Of course, you seem to have an odd view of success. When KPMG said, on March 19, 2002 that XMSR's need for additional financing "raises substantial doubt about our [XMSR's] ability to continue as a going concern", the stock dropped 13%.
> Granted, that $300K/month is not even close to enough to keep XM-Radio afloat, this does not imply complete failure of the music-rental business model. In fact, it is direct evidence that it could be successful, provided the economics are right.
Sure, anything can be successful, provided the economics are right.

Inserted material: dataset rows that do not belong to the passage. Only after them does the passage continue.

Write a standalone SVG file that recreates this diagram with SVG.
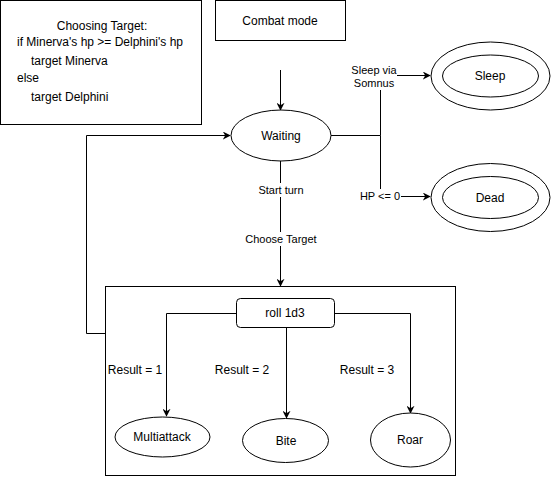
<svg xmlns="http://www.w3.org/2000/svg" width="551" height="477" viewBox="0 0 551 477">
<style>
.s{fill:#fff;stroke:#000;stroke-width:1}
.e{fill:none;stroke:#000;stroke-width:1}
text{font-family:"Liberation Sans",Arial,sans-serif;font-size:12px;fill:#000}
.c{text-anchor:middle}
.l{font-size:11px}
.bg{fill:#fff;stroke:none}
</style>
<defs>
<marker id="a" viewBox="0 0 10 10" refX="9" refY="5" markerWidth="8" markerHeight="8" markerUnits="userSpaceOnUse" orient="auto">
<path d="M0,0 L10,5 L0,10 L3,5 Z" fill="#000"/>
</marker>
</defs>
<rect width="551" height="477" fill="#fff"/>
<g id="choosing-target">
<rect class="s" x="0.5" y="0.5" width="201" height="124"/>
<text class="c" x="102" y="30">Choosing Target:</text>
<text x="17" y="46">if Minerva's hp &gt;= Delphini's hp</text>
<text x="31" y="65">target Minerva</text>
<text x="17" y="82">else</text>
<text x="31" y="101">target Delphini</text>
</g>
<g id="combat-mode">
<rect class="s" x="215.5" y="0.5" width="130" height="40"/>
<text class="c" x="280" y="25">Combat mode</text>
</g>
<g id="turn-box">
<rect class="s" x="105.5" y="286.5" width="350" height="189"/>
</g>
<g id="connectors">
<line class="e" x1="280.5" y1="70" x2="280.5" y2="110" marker-end="url(#a)"/>
<polyline class="e" points="105.5,333.5 86.5,333.5 86.5,135.5 230,135.5" marker-end="url(#a)"/>
<line class="e" x1="280.5" y1="161" x2="280.5" y2="286" marker-end="url(#a)"/>
<polyline class="e" points="331,135.5 380.5,135.5 380.5,75.5 430,75.5" marker-end="url(#a)"/>
<polyline class="e" points="380.5,135.5 380.5,196.5 430,196.5" marker-end="url(#a)"/>
<polyline class="e" points="236,313.5 166.5,313.5 166.5,416" marker-end="url(#a)"/>
<line class="e" x1="286.5" y1="328" x2="286.5" y2="418" marker-end="url(#a)"/>
<polyline class="e" points="335,313.5 410.5,313.5 410.5,413" marker-end="url(#a)"/>
<rect class="bg" x="257" y="183" width="48" height="14"/>
<text class="c l" x="281" y="194">Start turn</text>
<rect class="bg" x="245" y="232" width="72" height="14"/>
<text class="c l" x="281" y="243">Choose Target</text>
<rect class="bg" x="351" y="62" width="46" height="28"/>
<text class="c l" x="374" y="74">Sleep via</text>
<text class="c l" x="374" y="87">Somnus</text>
<rect class="bg" x="358" y="189" width="43" height="14"/>
<text class="c l" x="380" y="200">HP &lt;= 0</text>
<text class="c" x="135" y="374">Result = 1</text>
<text class="c" x="242" y="374">Result = 2</text>
<text class="c" x="367" y="374">Result = 3</text>
</g>
<g id="waiting">
<ellipse class="s" cx="281" cy="135.5" rx="50" ry="25.5"/>
<text class="c" x="281" y="140">Waiting</text>
</g>
<g id="sleep">
<ellipse class="s" cx="490.5" cy="76" rx="59.5" ry="34"/>
<ellipse class="s" cx="490.5" cy="76" rx="48" ry="21"/>
<text class="c" x="490" y="80">Sleep</text>
</g>
<g id="dead">
<ellipse class="s" cx="490.5" cy="197.5" rx="59.5" ry="34"/>
<ellipse class="s" cx="490.5" cy="197.5" rx="48" ry="21"/>
<text class="c" x="490" y="202">Dead</text>
</g>
<g id="roll">
<rect class="s" x="236.5" y="298.5" width="98" height="29" rx="4"/>
<text class="c" x="285" y="317">roll 1d3</text>
</g>
<g id="multiattack">
<ellipse class="s" cx="162.5" cy="437" rx="47.5" ry="20"/>
<text class="c" x="162" y="441">Multiattack</text>
</g>
<g id="bite">
<ellipse class="s" cx="285.5" cy="440.5" rx="43" ry="22"/>
<text class="c" x="286" y="445">Bite</text>
</g>
<g id="roar">
<ellipse class="s" cx="410.5" cy="440" rx="40" ry="27"/>
<text class="c" x="410" y="444">Roar</text>
</g>
</svg>
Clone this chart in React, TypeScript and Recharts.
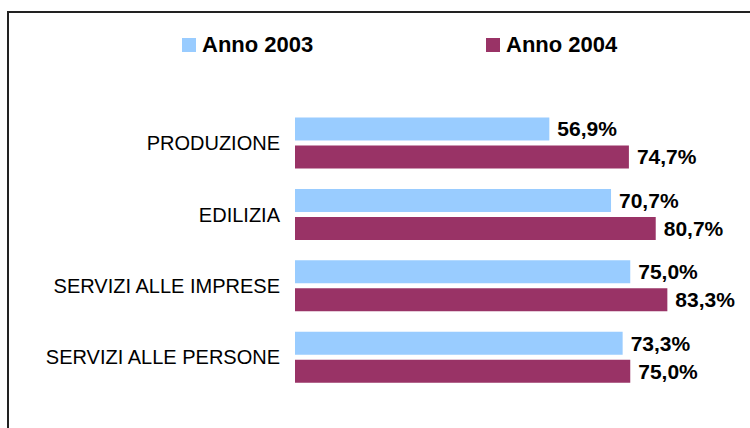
import React from 'react';
import { BarChart, Bar, XAxis, YAxis, Legend, LabelList } from 'recharts';

const categories = ['PRODUZIONE', 'EDILIZIA', 'SERVIZI ALLE IMPRESE', 'SERVIZI ALLE PERSONE'];
const anno2003 = [56.9, 70.7, 75.0, 73.3];
const anno2004 = [74.7, 80.7, 83.3, 75.0];
const seriesNames = ['Anno 2003', 'Anno 2004'];

const data = categories.map((name, i) => ({ name, a2003: anno2003[i], a2004: anno2004[i] }));

const FONT = '"Liberation Sans", Arial, Helvetica, sans-serif';
const fmt = (v: any) => Number(v).toFixed(1).replace('.', ',') + '%';

const CatTick = (props: any) => {
  const { x, y, payload } = props;
  return (
    <text x={x} y={y} textAnchor="end" dominantBaseline="central" fontSize={20} fontFamily={FONT} fill="#000">
      {payload.value}
    </text>
  );
};

const LegendContent = (props: any) => {
  const { payload } = props;
  const lefts = [182, 486];
  return (
    <div style={{ position: 'relative', width: 750, height: 100 }}>
      {(payload || []).map((p: any, i: number) => (
        <div key={i} style={{ position: 'absolute', left: lefts[i], top: 38, display: 'flex', alignItems: 'flex-start' }}>
          <div style={{ width: 14, height: 14, background: p.color, marginRight: 6 }} />
          <span style={{ fontFamily: FONT, fontWeight: 'bold', fontSize: 22, lineHeight: '14px', color: '#000', whiteSpace: 'nowrap' }}>
            {p.value}
          </span>
        </div>
      ))}
    </div>
  );
};

export default function App() {
  return (
    <div style={{ position: 'fixed', left: 0, top: 0, width: 750, height: 428, overflow: 'hidden', background: '#fff' }}>
      <div style={{ position: 'absolute', left: 7, top: 11, width: 800, height: 500, border: '2px solid #222', boxSizing: 'border-box' }} />
      <div style={{ position: 'absolute', left: 0, top: 0 }}>
        <BarChart
          width={750}
          height={428}
          data={data}
          layout="vertical"
          margin={{ top: 7.5, right: 8, bottom: 35, left: 0 }}
          barCategoryGap={10}
          barGap={5}
        >
          <XAxis type="number" domain={[0, 100]} hide />
          <YAxis
            type="category"
            dataKey="name"
            width={295}
            axisLine={false}
            tickLine={false}
            tickSize={0}
            tickMargin={15}
            tick={<CatTick />}
            interval={0}
          />
          <Legend
            verticalAlign="top"
            content={<LegendContent />}
            wrapperStyle={{ position: 'absolute', top: 0, left: 0, width: 750, height: 100 }}
          />
          <Bar dataKey="a2003" name={seriesNames[0]} fill="#99CCFF" isAnimationActive={false}>
            <LabelList dataKey="a2003" position="right" offset={8} formatter={fmt} fill="#000" fontSize={21} fontWeight="bold" fontFamily={FONT} />
          </Bar>
          <Bar dataKey="a2004" name={seriesNames[1]} fill="#993366" isAnimationActive={false}>
            <LabelList dataKey="a2004" position="right" offset={8} formatter={fmt} fill="#000" fontSize={21} fontWeight="bold" fontFamily={FONT} />
          </Bar>
        </BarChart>
      </div>
    </div>
  );
}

1) We spend gazillions of dollars building a satellite radio system,
2) The economics become right!
3) Profit!As you correctly point out, their current revenues aren't even close to keep 'em afloat. Given how far away they are from profitability, I'd say that's an indication, not that it could be successful, but that the economics are wrong. How wrong? Well...
They project that they'll end the year with 350K subscribers. But even $3.5M per month - call that $50M/year - is a far cry from profitability when you're spending >$280M/year (indeed, $130M in last quarter of 2001! $53M on sales and marketing, $40M on operating costs!) to keep the business running.
Source: XMSR 4Q announcement
Let's see. It cost them $135M to run the network last quarter. They took in $500K in revenue - $245K from subscribers, $294K from advertisers, on 27000 subscribers. *giggle*
They have about $200M in the bank.
If it costs them the same $135M to run it this quarter (1Q02) and they had 76000 subscribers, then I'd be hard pressed to see them get more than triple that. But I'm feeling generous - so let's quadruple the revenue - that's still only about $2M of revenue. Hey, double it to $5M for all I care.
If my guesses are right, that leaves 'em with $200M - 130M = $70M in cash as of April 1st.
In a business that's costing them $130M per quarter.
Unless I've grossly overestimated the business model (but "system operating costs" and "sales and marketing" don't look like one-time startup costs to me), or grossly underestimated subscriber growth (as in, by an order of magnitude - but even 350,000 subscribers at my generous $22/month estimate will only give $23M per quarter), XMSR will have to get more financing (issue more stock, get a loan, issue bonds or convertible debentures) before summer, or they'll no longer have the cash to pay the bills.
We'll find out in a few weeks when their first quarter report comes out.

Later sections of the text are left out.